Visual Perception Generalization for Vision-and-Language Navigation via Meta-Learning

Vision-and-language navigation (VLN) is a challenging task that requires an agent to navigate in real-world environments by understanding natural language instructions and visual information received in real time. Prior works have implemented VLN tasks on continuous environments or physical robots, all of which use a fixed-camera configuration due to the limitations of datasets, such as 1.5-m height, 90° horizontal field of view (HFOV), and so on. However, real-life robots with different purposes have multiple camera configurations, and the huge gap in visual information makes it difficult to directly transfer the learned navigation skills between various robots.
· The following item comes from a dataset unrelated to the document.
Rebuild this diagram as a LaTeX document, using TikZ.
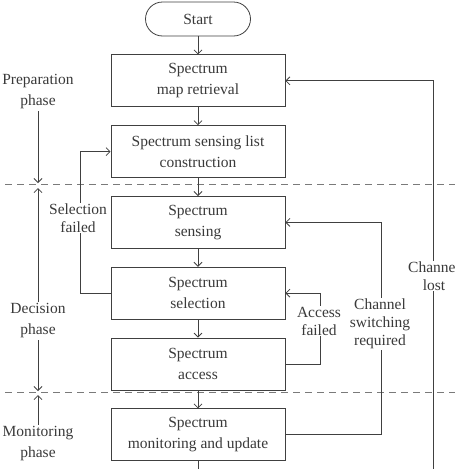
\documentclass[tikz,border=0pt]{standalone}
\usepackage{fontspec}
\setmainfont{Liberation Serif}
\usepackage{xcolor}
\usepackage{tikz}
\usetikzlibrary{arrows.meta,positioning,calc}
\definecolor{ink}{HTML}{3a3a3a}
\definecolor{wire}{HTML}{404040}
\definecolor{dash}{HTML}{7a7a7a}

\begin{document}
\begin{tikzpicture}[x=1pt, y=1pt,
    box/.style={rectangle, draw=wire, fill=white, text=ink,
                minimum width=174pt, minimum height=52pt, align=center,
                font=\fontsize{15.5}{21}\selectfont, line width=0.8pt},
    term/.style={box, rounded corners=17pt, minimum width=105pt, minimum height=34pt},
    arrow/.style={-{Straight Barb[length=4pt,width=8pt]}, line width=0.8pt, color=wire},
    lbl/.style={font=\fontsize{15.5}{18}\selectfont, text=ink, fill=white,
                align=center, inner sep=1pt},
    phaselbl/.style={font=\fontsize{15.5}{21}\selectfont, text=ink, align=center, inner sep=2pt},
    cut/.style={dashed, dash pattern=on 7pt off 5pt, line width=0.8pt, color=dash},
    node distance=18pt,
]
\useasboundingbox (0,0) rectangle (455,-469);

% phase borders
\coordinate (cutA) at (5,-184);
\coordinate (cutB) at (455,-184);
\coordinate (cutC) at (5,-392);
\coordinate (cutD) at (455,-392);
\draw[cut] (cutA) -- (cutB);
\draw[cut] (cutC) -- (cutD);

\node[term] (start) at (198,-19) {Start};
\node[box,below=of start] (retrieval) {Spectrum\\map retrieval};
\node[box,below=of retrieval] (list) {Spectrum sensing list\\construction};
\node[box,below=of list] (sensing) {Spectrum\\sensing};
\node[box,below=of sensing] (selection) {Spectrum\\selection};
\node[box,below=of selection] (access) {Spectrum\\access};
\node[box,below=of access] (monitor) {Spectrum\\monitoring and update};

\coordinate (exit) at (198,-475);
\coordinate (lost) at (433,-475);

\draw[arrow] (start) -- (retrieval);
\draw[arrow] (retrieval) -- (list);
\draw[arrow] (list) -- (sensing);
\draw[arrow] (sensing) -- (selection);
\draw[arrow] (selection) -- (access);
\draw[arrow] (access) -- (monitor);
\draw[arrow] (monitor) -- (exit);

\draw[arrow] (selection.west) -- ++(-30,0) |- (list);
\draw[arrow] (access.east) -- ++(35,0) |- (selection);
\draw[arrow] (monitor.east) -- ++(96,0) |- (sensing);
\draw[arrow] (lost) |- (retrieval);

\node[lbl] (selfail) at (78,-218) {Selection\\failed};
\node[lbl] (accfail) at (319,-321) {Access\\failed};
\node[lbl] (switch) at (380,-324) {Channel\\switching\\required};
\node[lbl] (chlost) at (434,-276) {Channel\\lost};

% phase labels
\coordinate (phA) at (38,-184);
\coordinate (phB) at (38,-392);
\node[phaselbl] (prep) at (38,-92) {Preparation\\phase};
\node[phaselbl] (decide) at (38,-321) {Decision\\phase};
\node[phaselbl] (watch) at (38,-444) {Monitoring\\phase};

\draw[arrow, shorten >=1pt] (prep) -- (phA);
\draw[arrow, shorten >=4pt] (decide) -- (phA);
\draw[arrow, shorten >=1pt] (decide) -- (phB);
\draw[arrow, shorten >=3pt] (watch) -- (phB);

\end{tikzpicture}
\end{document}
In this brief, we propose a visual perception generalization strategy based on meta-learning, which enables the agent to fast adapt to a new camera configuration. In the training phase, we first locate the generalization problem to the visual perception module and then compare two meta-learning algorithms for better generalization in seen and unseen environments. One of them uses the model-agnostic meta-learning (MAML) algorithm that requires few-shot adaptation, and the other refers to a metric-based meta-learning method with a feature-wise affine transformation (AT) layer. The experimental results on the VLN-CE dataset demonstrate that our strategy successfully adapts the learned navigation skills to new camera configurations, and the two algorithms show their advantages in seen and unseen environments respectively.